Humour finds its way into the exhibition in Zhou Xiaohu’s three “camp” videos. Bring your own headphones to plug-in or borrow a sanitized pair from the bookstore to watch them in full. They’re hilarious. In Crazy English Camp (2010), a real-life Crazy English teacher, dressed in a suit and tie, stands on a platform and leads a large crowd in red collared shirts into shouting random phrases in English with conviction. They copy hand gestures that mimic the sound of each syllable—”EEEEEE, EEEEEE, EEEEEE, TEEEEEAM”—and practise perfecting tongue positions to produce sounds—”TH, TH, TH”. Behind the teacher we see the phrases “I’m so proud of this team. This team is crazy. This team is strong. This team is passionate.” Overhead is a red banner with Chinese characters and an English translation underneath that reads “Help 300 million chinese speak good english. Make the voice of china heard throughout the world.” The video, a staged performance for 2010’s No Soul For Sale—Festival of Independents at Tate Modern’s Turbine Hall, explores Crazy English. A method created for Chinese audiences by Li Yang, shouting equates learning. Crazy English peaked in popularity leading up to the 2008 Beijing Olympics. Volunteers underwent Crazy English training camps as China prepared to welcome the world. The performance, set in an English-speaking country with a largely white, presumably English-speaking crowd, is then totally bizarre, revealing more about crowd mentality than learning English.
Upside-down Amway actors and globalization
Concentration Training Camp, a 19-minute video from 2010, follows a fictional group of Amway employees during their training at the American company. The video is divided into a series of training activities and team games—No. 3 Fortune Forum, No. 4 Shared in Tear, No. 5, Devise Strategems Together. The employees, dressed in jeans, black turtlenecks, or white shirts, move about awkwardly, stiff-necked with hair sticking up. They float in slow motion and freeze in place. They’re led to recite motivational phrases reminiscent of communist propaganda, directed to clap in unison, or told to perform other team drills. The actors, in fact, hang from a concealed suspension system and are then filmed upside-down to appear upright. China is currently Amway’s largest market, accounting for one-third of its global revenue, which in 2019 was US$8.4 billion. Earlier this year, as factories closed across China to slow the spread of COVID-19, Amway was granted special permission to reopen in order to meet the country’s demands for its health supplements. Training and sales continued virtually.

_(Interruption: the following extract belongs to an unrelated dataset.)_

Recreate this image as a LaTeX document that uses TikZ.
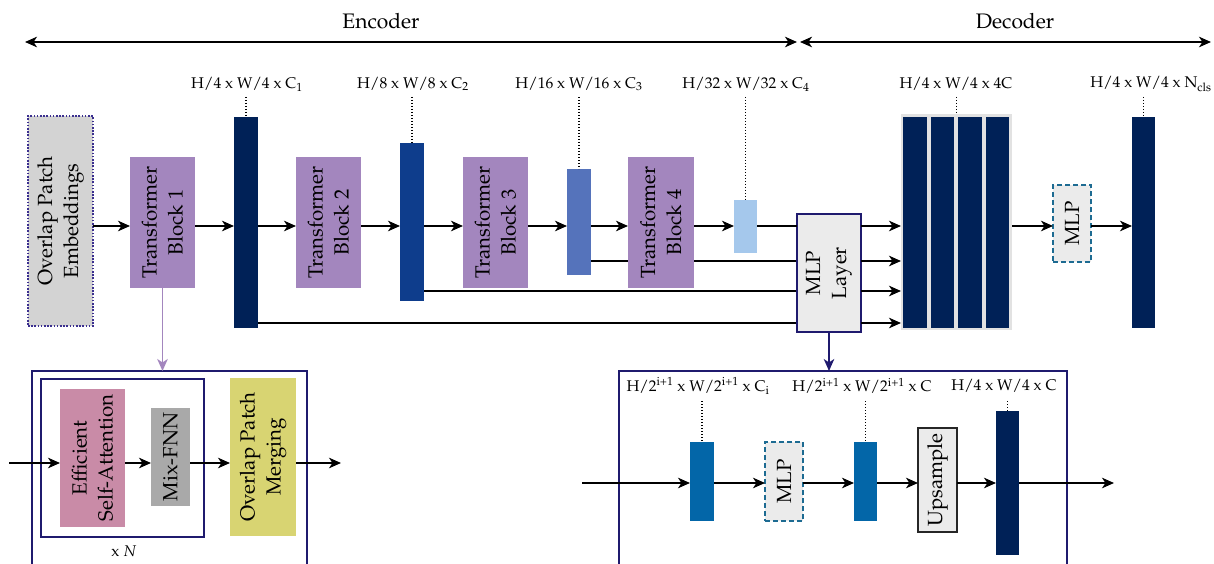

While the exhibition investigates artistic response to rapid globalisation in Asia in the mid-2000s, many of its themes and the issues have new relevance in light of the global pandemic. We can’t help but add new ways of reading the works as the world’s eyes have once again shifted to China. We can add a new dichotomy here: before the pandemic and after the pandemic. Third Realm is well worth a visit.